4th-century Judean scholar of the Talmud

Rabbi Acha bar Hanina was an Israeli rabbi of the third generation of Amoraim who lived in the 4th century). His name appears many times in the Babylonian Talmud, and a few times in the Jerusalem Talmud.

== Biography ==
His father, Rabbi Chanina, is mentioned several times in rabbinic literature. His mother was the sister (or possibly daughter) of Rabbi Shmuel bar Nachum.

Originally he lived in the south of Israel, probably in Lod. In several places the Talmud says, "When Rabbi Acha bar Chanina came from the south," presumably to the Sanhedrin which sat in Tiberias. He brought with him teachings of other rabbis who lived in the south, such as of Rabbi Joshua ben Levi, who was a resident of Lod.

In Tiberias he studied under Rabbi Assi, and received the teachings of Rabbi Johanan bar Nappaha from him. His friend was Rabbi Jacob bar Idi. The Talmud records a debate between them about the meaning of "afflictions of love."
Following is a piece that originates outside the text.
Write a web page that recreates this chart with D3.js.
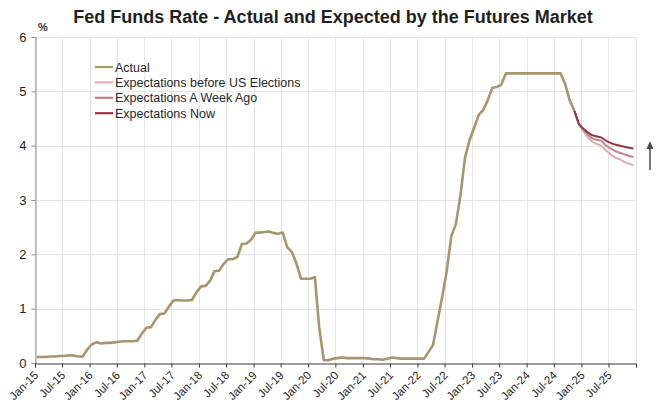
<!DOCTYPE html>
<html>
<head>
<meta charset="utf-8">
<script src="https://cdn.jsdelivr.net/npm/d3@7/dist/d3.min.js"></script>
<style>
  body { margin: 0; background: #fff; }
  svg { display: block; }
  text { font-family: "Liberation Sans", Arial, sans-serif; }
</style>
</head>
<body>
<svg id="chart" width="661" height="403"></svg>
<script>
// ---- Data -------------------------------------------------------------
const chartTitle = "Fed Funds Rate - Actual and Expected by the Futures Market";
const unitLabel = "%";

// Effective fed funds rate, monthly averages from Jan 2015
const actualStart = "2015-01";
const actualRates = [
  0.11, 0.11, 0.11, 0.12, 0.12, 0.13, 0.13, 0.14, 0.14, 0.12, 0.12, 0.24, // 2015
  0.34, 0.38, 0.36, 0.37, 0.37, 0.38, 0.39, 0.40, 0.40, 0.40, 0.41, 0.54, // 2016
  0.65, 0.66, 0.79, 0.90, 0.91, 1.04, 1.15, 1.16, 1.15, 1.15, 1.16, 1.30, // 2017
  1.41, 1.42, 1.51, 1.69, 1.70, 1.82, 1.91, 1.91, 1.95, 2.19, 2.20, 2.27, // 2018
  2.40, 2.40, 2.41, 2.42, 2.39, 2.38, 2.40, 2.13, 2.04, 1.83, 1.55, 1.55, // 2019
  1.55, 1.58, 0.65, 0.05, 0.05, 0.08, 0.09, 0.10, 0.09, 0.09, 0.09, 0.09, // 2020
  0.09, 0.08, 0.07, 0.07, 0.06, 0.08, 0.10, 0.09, 0.08, 0.08, 0.08, 0.08, // 2021
  0.08, 0.08, 0.20, 0.33, 0.77, 1.21, 1.68, 2.33, 2.56, 3.08, 3.78, 4.10, // 2022
  4.33, 4.57, 4.65, 4.83, 5.06, 5.08, 5.12, 5.33, 5.33, 5.33, 5.33, 5.33, // 2023
  5.33, 5.33, 5.33, 5.33, 5.33, 5.33, 5.33, 5.33, 5.13, 4.83, 4.64        // 2024
];

// Futures-implied path, Nov 2024 to Dec 2025 (first point = last actual)
const expectationStart = "2024-11";
const expBeforeElections = [4.64, 4.38, 4.26, 4.15, 4.07, 4.03, 4.00, 3.91, 3.84, 3.78, 3.75, 3.70, 3.67, 3.64];
const expWeekAgo         = [4.64, 4.40, 4.29, 4.20, 4.13, 4.11, 4.09, 4.00, 3.95, 3.90, 3.87, 3.84, 3.81, 3.79];
const expNow             = [4.64, 4.40, 4.31, 4.24, 4.19, 4.17, 4.15, 4.09, 4.05, 4.02, 4.00, 3.98, 3.96, 3.95];

const seriesNames = ["Actual", "Expectations before US Elections", "Expectations A Week Ago", "Expectations Now"];
const seriesColors = ["#a8956b", "#dcaeae", "#c0858b", "#8e3a41"];

const xTickLabels = [
  "Jan-15", "Jul-15", "Jan-16", "Jul-16", "Jan-17", "Jul-17", "Jan-18", "Jul-18",
  "Jan-19", "Jul-19", "Jan-20", "Jul-20", "Jan-21", "Jul-21", "Jan-22", "Jul-22",
  "Jan-23", "Jul-23", "Jan-24", "Jul-24", "Jan-25", "Jul-25"
];
const xAxisEnd = "Jan-26";
const yTicks = [0, 1, 2, 3, 4, 5, 6];

// ---- Layout -----------------------------------------------------------
const plot = { left: 35, right: 636, top: 37, bottom: 363 };

const parseLabel = d3.timeParse("%b-%y");
const parseMonth = d3.timeParse("%Y-%m");

const x = d3.scaleTime()
  .domain([parseLabel(xTickLabels[0]), parseLabel(xAxisEnd)])
  .range([plot.left, plot.right]);
const y = d3.scaleLinear().domain([0, 6]).range([plot.bottom, plot.top]);

// monthly observations are placed mid-month
const monthSeries = (start, values) => {
  const s = parseMonth(start);
  return values.map((v, i) => ({ date: d3.timeDay.offset(d3.timeMonth.offset(s, i), 14), value: v }));
};

const series = [
  monthSeries(actualStart, actualRates),
  monthSeries(expectationStart, expBeforeElections),
  monthSeries(expectationStart, expWeekAgo),
  monthSeries(expectationStart, expNow)
];

const svg = d3.select("#chart");
const tickDates = xTickLabels.map(parseLabel).concat([parseLabel(xAxisEnd)]);

// ---- Grid -------------------------------------------------------------
const grid = svg.append("g").attr("stroke", "#e4e4e4").attr("stroke-width", 1);
grid.selectAll("line.v").data(tickDates).join("line")
  .attr("class", "v")
  .attr("x1", d => Math.round(x(d)) + 0.5).attr("x2", d => Math.round(x(d)) + 0.5)
  .attr("y1", plot.top).attr("y2", plot.bottom);
grid.selectAll("line.h").data(yTicks.filter(d => d > 0)).join("line")
  .attr("class", "h")
  .attr("x1", plot.left).attr("x2", plot.right)
  .attr("y1", d => Math.round(y(d)) + 0.5).attr("y2", d => Math.round(y(d)) + 0.5);

// ---- Y axis -----------------------------------------------------------
const yAxis = svg.append("g").attr("transform", `translate(${plot.left + 0.5},0)`)
  .call(d3.axisLeft(y).tickValues(yTicks).tickSize(4).tickPadding(5).tickFormat(d3.format("d")));
yAxis.select(".domain").attr("stroke", "#8c8c8c");
yAxis.selectAll(".tick line").attr("stroke", "#8c8c8c");
yAxis.selectAll(".tick text")
  .attr("font-size", 13).attr("fill", "#1e1e1e")
  .style("font-family", "'Liberation Sans', Arial, sans-serif");

// ---- X axis -----------------------------------------------------------
const xAxis = svg.append("g").attr("transform", `translate(0,${plot.bottom + 0.5})`)
  .call(d3.axisBottom(x).tickValues(tickDates).tickSize(4).tickFormat(() => ""));
xAxis.select(".domain").attr("stroke", "#3a3a3a");
xAxis.selectAll(".tick line").attr("stroke", "#3a3a3a");

svg.append("g").selectAll("text").data(xTickLabels).join("text")
  .attr("transform", d => `translate(${x(parseLabel(d)) + 4},${plot.bottom + 13}) rotate(-45)`)
  .attr("text-anchor", "end")
  .attr("font-size", 11.5)
  .attr("fill", "#1e1e1e")
  .text(d => d);

// ---- Lines ------------------------------------------------------------
const line = d3.line().x(d => x(d.date)).y(d => y(d.value));
const widths = [2.6, 2, 2, 2];
svg.append("g").selectAll("path").data(series).join("path")
  .attr("fill", "none")
  .attr("stroke", (d, i) => seriesColors[i])
  .attr("stroke-width", (d, i) => widths[i])
  .attr("stroke-linejoin", "round")
  .attr("d", line);

// ---- Legend -----------------------------------------------------------
const legend = svg.append("g").attr("transform", "translate(95,67)");
const rows = legend.selectAll("g").data(seriesNames).join("g")
  .attr("transform", (d, i) => `translate(0,${i * 15.4})`);
rows.append("line").attr("x1", 0).attr("x2", 18).attr("y1", 0).attr("y2", 0)
  .attr("stroke", (d, i) => seriesColors[i]).attr("stroke-width", 2.2);
rows.append("text").attr("x", 20).attr("y", 4.5)
  .attr("font-size", 12.5).attr("fill", "#262626").text(d => d);

// ---- Titles -----------------------------------------------------------
svg.append("text").attr("x", 333).attr("y", 23)
  .attr("text-anchor", "middle").attr("font-size", 18).attr("font-weight", "bold")
  .attr("fill", "#1f1f1f").text(chartTitle);
svg.append("text").attr("x", 43).attr("y", 31)
  .attr("text-anchor", "middle").attr("font-size", 11).attr("font-weight", "bold")
  .attr("fill", "#333").text(unitLabel);

// ---- Upward arrow beside the expectations -----------------------------
const arrow = svg.append("g").attr("fill", "#4a4a4a").attr("stroke", "#4a4a4a");
arrow.append("line").attr("x1", 650).attr("x2", 650).attr("y1", 170).attr("y2", 147).attr("stroke-width", 1.5);
arrow.append("path").attr("d", "M650,141 L646.5,149 L653.5,149 Z").attr("stroke", "none");
</script>
</body>
</html>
It seems he was poor, as it is said that he went to the market wearing patched shoes. He praised one who studies Torah despite economic pressures, and those who did not rely on the merit of his ancestors for food.

It seems that he emigrated to Babylon which is why his teachings appear more frequently in the Bablyonian Talmud. The Talmud records a discussion between Rabbi Acha and Rav Pappa who was one of the leading rabbis in Babylon. Though there are variant texts of this exchange.

His father, Rabbi Chanina is sometimes referred to in relation to his son, "Rabbi Chanina, father of Rabbi Acha." His uncle, his mother's brother (or according to another version, his mother's father) was a sage called Shmuel bar Nachum, who was considered an expert in Aggadah.

Rabbi Judah bar Titus taught teachings in the name of Rabbi Acha.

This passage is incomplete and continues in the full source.